- Your task:
Without the pictures, output the lines of the material from the very first through the one that holds "h2_line = [-0.175, -0.765]".

######

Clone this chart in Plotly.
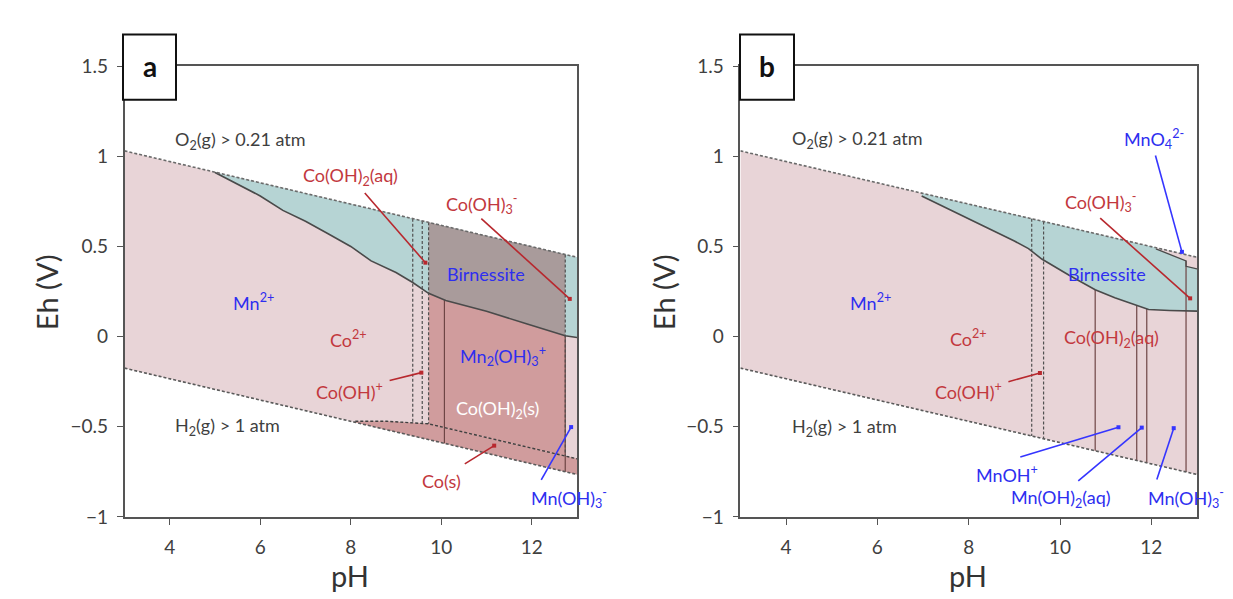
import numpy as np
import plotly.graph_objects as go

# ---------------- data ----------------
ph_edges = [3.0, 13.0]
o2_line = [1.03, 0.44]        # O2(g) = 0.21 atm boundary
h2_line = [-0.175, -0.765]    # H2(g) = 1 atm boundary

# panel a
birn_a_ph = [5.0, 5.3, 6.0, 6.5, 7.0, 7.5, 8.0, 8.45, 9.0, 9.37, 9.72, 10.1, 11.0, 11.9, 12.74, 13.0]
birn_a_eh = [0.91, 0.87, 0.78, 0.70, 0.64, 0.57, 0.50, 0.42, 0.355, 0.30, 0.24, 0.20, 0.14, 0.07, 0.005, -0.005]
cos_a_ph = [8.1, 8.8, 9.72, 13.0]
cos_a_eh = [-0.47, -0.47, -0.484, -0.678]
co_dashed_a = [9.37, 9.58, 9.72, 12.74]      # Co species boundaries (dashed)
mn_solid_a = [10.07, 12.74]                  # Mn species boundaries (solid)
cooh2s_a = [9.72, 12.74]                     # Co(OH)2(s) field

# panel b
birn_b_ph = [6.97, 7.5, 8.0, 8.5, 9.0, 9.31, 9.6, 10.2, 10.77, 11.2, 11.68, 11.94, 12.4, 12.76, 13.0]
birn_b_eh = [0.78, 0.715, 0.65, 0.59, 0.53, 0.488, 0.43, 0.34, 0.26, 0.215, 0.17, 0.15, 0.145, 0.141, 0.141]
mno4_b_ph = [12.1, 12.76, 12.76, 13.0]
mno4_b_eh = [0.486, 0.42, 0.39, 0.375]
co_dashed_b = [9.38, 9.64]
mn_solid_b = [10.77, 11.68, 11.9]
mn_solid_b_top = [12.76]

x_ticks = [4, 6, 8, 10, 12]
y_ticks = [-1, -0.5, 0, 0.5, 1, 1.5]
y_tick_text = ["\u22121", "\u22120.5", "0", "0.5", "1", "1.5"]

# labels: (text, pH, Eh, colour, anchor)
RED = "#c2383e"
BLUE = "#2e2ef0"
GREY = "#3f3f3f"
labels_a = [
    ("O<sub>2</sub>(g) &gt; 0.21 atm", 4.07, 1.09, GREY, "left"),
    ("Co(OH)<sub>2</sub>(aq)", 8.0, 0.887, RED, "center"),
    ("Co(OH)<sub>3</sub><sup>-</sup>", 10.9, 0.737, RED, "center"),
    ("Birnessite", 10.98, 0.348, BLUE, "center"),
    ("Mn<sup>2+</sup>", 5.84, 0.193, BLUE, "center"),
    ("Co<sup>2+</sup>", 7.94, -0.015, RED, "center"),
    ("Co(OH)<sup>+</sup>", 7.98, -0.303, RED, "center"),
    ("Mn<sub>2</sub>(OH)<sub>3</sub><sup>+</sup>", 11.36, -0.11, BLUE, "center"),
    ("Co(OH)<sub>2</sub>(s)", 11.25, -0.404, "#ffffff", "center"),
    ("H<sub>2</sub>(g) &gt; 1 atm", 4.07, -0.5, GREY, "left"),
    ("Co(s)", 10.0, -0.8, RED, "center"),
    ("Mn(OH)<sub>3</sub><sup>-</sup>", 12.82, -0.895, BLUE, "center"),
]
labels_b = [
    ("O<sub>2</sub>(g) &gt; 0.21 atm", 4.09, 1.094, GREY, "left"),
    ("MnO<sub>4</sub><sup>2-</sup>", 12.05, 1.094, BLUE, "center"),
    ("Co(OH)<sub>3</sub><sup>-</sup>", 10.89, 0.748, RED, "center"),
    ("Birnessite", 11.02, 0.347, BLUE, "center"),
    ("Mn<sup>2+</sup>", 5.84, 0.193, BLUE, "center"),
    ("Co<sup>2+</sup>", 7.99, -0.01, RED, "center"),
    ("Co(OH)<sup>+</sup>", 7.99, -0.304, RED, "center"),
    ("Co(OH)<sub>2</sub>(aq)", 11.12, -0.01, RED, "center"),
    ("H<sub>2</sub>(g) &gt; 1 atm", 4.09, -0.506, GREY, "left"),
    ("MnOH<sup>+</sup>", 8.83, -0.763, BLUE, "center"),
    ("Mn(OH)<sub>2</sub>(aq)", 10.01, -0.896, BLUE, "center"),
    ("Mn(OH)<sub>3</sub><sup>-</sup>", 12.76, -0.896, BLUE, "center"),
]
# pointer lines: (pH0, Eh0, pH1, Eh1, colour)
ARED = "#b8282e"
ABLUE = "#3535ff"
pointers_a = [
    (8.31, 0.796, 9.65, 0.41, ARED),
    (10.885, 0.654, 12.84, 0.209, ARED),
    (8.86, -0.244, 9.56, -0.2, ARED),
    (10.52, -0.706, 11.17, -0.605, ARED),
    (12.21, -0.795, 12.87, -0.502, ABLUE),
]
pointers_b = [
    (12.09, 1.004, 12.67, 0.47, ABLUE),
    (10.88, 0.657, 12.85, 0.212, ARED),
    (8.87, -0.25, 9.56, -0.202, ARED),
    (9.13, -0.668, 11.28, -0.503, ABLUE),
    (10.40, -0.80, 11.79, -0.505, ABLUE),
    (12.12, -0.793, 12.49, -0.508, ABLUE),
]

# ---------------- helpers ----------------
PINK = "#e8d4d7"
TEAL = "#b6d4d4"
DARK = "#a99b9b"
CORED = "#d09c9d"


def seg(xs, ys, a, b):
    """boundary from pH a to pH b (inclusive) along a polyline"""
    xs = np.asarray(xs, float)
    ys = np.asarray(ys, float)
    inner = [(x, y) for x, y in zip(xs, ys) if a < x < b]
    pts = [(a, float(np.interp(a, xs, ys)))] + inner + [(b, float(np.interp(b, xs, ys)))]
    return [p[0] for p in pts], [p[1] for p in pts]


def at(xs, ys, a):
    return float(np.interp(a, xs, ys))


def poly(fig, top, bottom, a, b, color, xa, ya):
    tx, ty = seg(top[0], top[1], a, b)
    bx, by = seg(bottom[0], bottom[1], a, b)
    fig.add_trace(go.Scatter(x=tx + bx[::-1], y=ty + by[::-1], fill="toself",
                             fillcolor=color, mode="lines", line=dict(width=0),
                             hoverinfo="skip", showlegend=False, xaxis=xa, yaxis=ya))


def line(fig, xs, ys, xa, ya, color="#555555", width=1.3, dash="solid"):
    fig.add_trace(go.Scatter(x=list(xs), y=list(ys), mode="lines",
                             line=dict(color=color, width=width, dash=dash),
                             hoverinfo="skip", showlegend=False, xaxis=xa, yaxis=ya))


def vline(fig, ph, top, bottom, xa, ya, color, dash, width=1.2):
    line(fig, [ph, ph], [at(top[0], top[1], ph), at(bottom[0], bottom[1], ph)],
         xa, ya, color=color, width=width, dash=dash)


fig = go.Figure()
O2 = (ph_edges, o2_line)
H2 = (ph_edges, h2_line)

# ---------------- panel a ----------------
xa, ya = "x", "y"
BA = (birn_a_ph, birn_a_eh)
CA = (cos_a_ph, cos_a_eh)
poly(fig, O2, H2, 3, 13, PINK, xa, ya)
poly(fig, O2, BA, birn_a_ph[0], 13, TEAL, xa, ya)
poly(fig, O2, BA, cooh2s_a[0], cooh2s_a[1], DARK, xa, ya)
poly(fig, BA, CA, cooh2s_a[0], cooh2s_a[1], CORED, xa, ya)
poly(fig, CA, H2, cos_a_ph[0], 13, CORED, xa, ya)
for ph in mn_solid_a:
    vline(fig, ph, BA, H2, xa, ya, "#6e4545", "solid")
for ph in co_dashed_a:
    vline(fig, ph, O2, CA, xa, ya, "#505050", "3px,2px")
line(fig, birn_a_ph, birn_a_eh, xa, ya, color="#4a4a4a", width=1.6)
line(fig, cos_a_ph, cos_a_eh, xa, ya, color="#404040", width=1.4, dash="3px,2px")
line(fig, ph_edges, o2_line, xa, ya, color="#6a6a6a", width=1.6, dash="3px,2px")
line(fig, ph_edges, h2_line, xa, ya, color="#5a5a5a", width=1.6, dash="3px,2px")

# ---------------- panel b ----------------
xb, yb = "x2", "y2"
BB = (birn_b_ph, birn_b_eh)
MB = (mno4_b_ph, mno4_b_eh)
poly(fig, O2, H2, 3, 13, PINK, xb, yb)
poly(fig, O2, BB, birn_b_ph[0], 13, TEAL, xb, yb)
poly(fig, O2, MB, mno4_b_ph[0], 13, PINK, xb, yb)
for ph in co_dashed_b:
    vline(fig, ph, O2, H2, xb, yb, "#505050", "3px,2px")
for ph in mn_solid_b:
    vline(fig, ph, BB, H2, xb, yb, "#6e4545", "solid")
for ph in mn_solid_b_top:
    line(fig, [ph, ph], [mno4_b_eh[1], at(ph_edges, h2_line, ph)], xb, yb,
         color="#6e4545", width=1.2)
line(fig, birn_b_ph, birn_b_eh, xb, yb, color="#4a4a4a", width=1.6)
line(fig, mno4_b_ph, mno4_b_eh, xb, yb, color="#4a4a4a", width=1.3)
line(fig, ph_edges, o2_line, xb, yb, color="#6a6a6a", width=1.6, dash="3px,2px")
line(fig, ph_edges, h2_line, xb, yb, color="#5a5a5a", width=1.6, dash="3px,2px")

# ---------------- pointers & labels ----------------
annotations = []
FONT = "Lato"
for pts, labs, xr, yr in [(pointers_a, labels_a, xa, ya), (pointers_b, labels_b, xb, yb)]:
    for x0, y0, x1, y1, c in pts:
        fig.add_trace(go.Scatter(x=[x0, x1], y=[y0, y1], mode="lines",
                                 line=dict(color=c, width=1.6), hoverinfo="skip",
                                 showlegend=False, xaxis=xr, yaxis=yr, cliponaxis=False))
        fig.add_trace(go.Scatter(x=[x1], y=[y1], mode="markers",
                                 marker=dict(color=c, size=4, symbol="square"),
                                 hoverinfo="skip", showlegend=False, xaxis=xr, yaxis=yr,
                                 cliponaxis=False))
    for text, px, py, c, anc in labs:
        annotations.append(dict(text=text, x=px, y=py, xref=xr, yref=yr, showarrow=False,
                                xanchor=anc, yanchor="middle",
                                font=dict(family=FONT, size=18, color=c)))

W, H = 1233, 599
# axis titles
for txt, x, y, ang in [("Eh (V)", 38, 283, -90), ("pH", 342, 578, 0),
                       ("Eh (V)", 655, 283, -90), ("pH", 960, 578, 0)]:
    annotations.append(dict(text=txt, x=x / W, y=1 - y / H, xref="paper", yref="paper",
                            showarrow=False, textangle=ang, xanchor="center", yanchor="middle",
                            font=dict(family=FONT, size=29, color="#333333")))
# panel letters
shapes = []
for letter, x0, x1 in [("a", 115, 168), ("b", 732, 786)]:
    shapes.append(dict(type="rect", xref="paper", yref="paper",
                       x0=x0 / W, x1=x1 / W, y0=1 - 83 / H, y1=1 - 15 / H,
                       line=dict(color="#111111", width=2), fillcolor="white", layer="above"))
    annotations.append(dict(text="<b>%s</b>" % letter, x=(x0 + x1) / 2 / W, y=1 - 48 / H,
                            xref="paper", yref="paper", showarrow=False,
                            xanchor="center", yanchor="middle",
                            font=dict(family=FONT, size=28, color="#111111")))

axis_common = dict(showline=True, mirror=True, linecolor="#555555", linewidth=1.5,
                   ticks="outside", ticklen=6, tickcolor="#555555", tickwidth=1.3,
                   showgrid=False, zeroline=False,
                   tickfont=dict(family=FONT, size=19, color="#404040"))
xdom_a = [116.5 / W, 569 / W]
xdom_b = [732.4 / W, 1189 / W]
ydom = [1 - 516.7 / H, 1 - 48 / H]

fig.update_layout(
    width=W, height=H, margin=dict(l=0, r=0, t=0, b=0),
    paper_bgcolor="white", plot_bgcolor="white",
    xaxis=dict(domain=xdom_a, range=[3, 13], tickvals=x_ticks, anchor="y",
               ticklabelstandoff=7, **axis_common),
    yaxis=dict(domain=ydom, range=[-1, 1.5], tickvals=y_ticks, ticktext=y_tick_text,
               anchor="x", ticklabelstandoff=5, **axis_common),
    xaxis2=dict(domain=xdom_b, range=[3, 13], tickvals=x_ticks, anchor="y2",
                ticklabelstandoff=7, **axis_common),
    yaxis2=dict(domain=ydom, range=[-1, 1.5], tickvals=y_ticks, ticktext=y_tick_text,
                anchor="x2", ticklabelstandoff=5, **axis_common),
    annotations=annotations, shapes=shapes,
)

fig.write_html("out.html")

######

- Task answer:
Clone this chart in Plotly.
import numpy as np
import plotly.graph_objects as go

# ---------------- data ----------------
ph_edges = [3.0, 13.0]
o2_line = [1.03, 0.44]        # O2(g) = 0.21 atm boundary
h2_line = [-0.175, -0.765]    # H2(g) = 1 atm boundary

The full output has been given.